--- start of DATASET EXCERPT ---

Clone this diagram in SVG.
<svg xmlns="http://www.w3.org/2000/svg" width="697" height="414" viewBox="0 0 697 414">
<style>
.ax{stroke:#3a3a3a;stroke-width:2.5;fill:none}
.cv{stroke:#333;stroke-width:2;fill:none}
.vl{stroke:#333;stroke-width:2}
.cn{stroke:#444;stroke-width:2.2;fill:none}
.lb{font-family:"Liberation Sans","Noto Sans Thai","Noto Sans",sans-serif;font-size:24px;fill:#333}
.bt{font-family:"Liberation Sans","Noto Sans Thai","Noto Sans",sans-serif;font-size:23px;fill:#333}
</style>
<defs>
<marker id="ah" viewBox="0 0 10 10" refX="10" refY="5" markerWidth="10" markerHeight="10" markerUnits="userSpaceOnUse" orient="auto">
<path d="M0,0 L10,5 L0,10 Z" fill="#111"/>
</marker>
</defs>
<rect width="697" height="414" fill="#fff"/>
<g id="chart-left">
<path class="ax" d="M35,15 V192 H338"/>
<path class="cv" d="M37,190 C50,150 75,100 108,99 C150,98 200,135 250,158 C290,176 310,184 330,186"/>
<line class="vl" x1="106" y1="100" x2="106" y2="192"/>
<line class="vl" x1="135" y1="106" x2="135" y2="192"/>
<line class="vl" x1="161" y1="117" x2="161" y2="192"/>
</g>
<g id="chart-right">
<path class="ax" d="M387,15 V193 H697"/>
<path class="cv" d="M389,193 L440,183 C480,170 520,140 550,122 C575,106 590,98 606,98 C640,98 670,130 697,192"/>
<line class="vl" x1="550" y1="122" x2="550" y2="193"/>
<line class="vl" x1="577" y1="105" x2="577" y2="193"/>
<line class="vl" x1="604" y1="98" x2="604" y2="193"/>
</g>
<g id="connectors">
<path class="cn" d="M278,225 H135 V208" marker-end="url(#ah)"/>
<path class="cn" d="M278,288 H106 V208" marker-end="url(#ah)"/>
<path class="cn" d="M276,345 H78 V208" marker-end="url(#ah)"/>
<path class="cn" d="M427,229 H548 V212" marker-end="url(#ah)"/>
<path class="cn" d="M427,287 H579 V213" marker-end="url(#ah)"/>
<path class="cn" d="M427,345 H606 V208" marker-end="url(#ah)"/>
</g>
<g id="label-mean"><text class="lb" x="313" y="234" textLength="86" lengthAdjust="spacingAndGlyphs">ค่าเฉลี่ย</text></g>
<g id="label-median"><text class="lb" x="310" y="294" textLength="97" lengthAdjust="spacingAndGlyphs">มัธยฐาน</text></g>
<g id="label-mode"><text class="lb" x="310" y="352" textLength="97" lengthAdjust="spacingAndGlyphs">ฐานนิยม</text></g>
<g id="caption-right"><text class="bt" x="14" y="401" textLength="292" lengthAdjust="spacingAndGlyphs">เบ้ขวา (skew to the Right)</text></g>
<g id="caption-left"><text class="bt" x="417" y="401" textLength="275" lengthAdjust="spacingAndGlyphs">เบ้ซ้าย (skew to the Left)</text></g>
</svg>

--- end of DATASET EXCERPT ---

### GOAL:
Write out all the data again, exactly as it appears.

### SOLUTION FOR THIS EXERCISE:
Clone this diagram in SVG.
<svg xmlns="http://www.w3.org/2000/svg" width="697" height="414" viewBox="0 0 697 414">
<style>
.ax{stroke:#3a3a3a;stroke-width:2.5;fill:none}
.cv{stroke:#333;stroke-width:2;fill:none}
.vl{stroke:#333;stroke-width:2}
.cn{stroke:#444;stroke-width:2.2;fill:none}
.lb{font-family:"Liberation Sans","Noto Sans Thai","Noto Sans",sans-serif;font-size:24px;fill:#333}
.bt{font-family:"Liberation Sans","Noto Sans Thai","Noto Sans",sans-serif;font-size:23px;fill:#333}
</style>
<defs>
<marker id="ah" viewBox="0 0 10 10" refX="10" refY="5" markerWidth="10" markerHeight="10" markerUnits="userSpaceOnUse" orient="auto">
<path d="M0,0 L10,5 L0,10 Z" fill="#111"/>
</marker>
</defs>
<rect width="697" height="414" fill="#fff"/>
<g id="chart-left">
<path class="ax" d="M35,15 V192 H338"/>
<path class="cv" d="M37,190 C50,150 75,100 108,99 C150,98 200,135 250,158 C290,176 310,184 330,186"/>
<line class="vl" x1="106" y1="100" x2="106" y2="192"/>
<line class="vl" x1="135" y1="106" x2="135" y2="192"/>
<line class="vl" x1="161" y1="117" x2="161" y2="192"/>
</g>
<g id="chart-right">
<path class="ax" d="M387,15 V193 H697"/>
<path class="cv" d="M389,193 L440,183 C480,170 520,140 550,122 C575,106 590,98 606,98 C640,98 670,130 697,192"/>
<line class="vl" x1="550" y1="122" x2="550" y2="193"/>
<line class="vl" x1="577" y1="105" x2="577" y2="193"/>
<line class="vl" x1="604" y1="98" x2="604" y2="193"/>
</g>
<g id="connectors">
<path class="cn" d="M278,225 H135 V208" marker-end="url(#ah)"/>
<path class="cn" d="M278,288 H106 V208" marker-end="url(#ah)"/>
<path class="cn" d="M276,345 H78 V208" marker-end="url(#ah)"/>
<path class="cn" d="M427,229 H548 V212" marker-end="url(#ah)"/>
<path class="cn" d="M427,287 H579 V213" marker-end="url(#ah)"/>
<path class="cn" d="M427,345 H606 V208" marker-end="url(#ah)"/>
</g>
<g id="label-mean"><text class="lb" x="313" y="234" textLength="86" lengthAdjust="spacingAndGlyphs">ค่าเฉลี่ย</text></g>
<g id="label-median"><text class="lb" x="310" y="294" textLength="97" lengthAdjust="spacingAndGlyphs">มัธยฐาน</text></g>
<g id="label-mode"><text class="lb" x="310" y="352" textLength="97" lengthAdjust="spacingAndGlyphs">ฐานนิยม</text></g>
<g id="caption-right"><text class="bt" x="14" y="401" textLength="292" lengthAdjust="spacingAndGlyphs">เบ้ขวา (skew to the Right)</text></g>
<g id="caption-left"><text class="bt" x="417" y="401" textLength="275" lengthAdjust="spacingAndGlyphs">เบ้ซ้าย (skew to the Left)</text></g>
</svg>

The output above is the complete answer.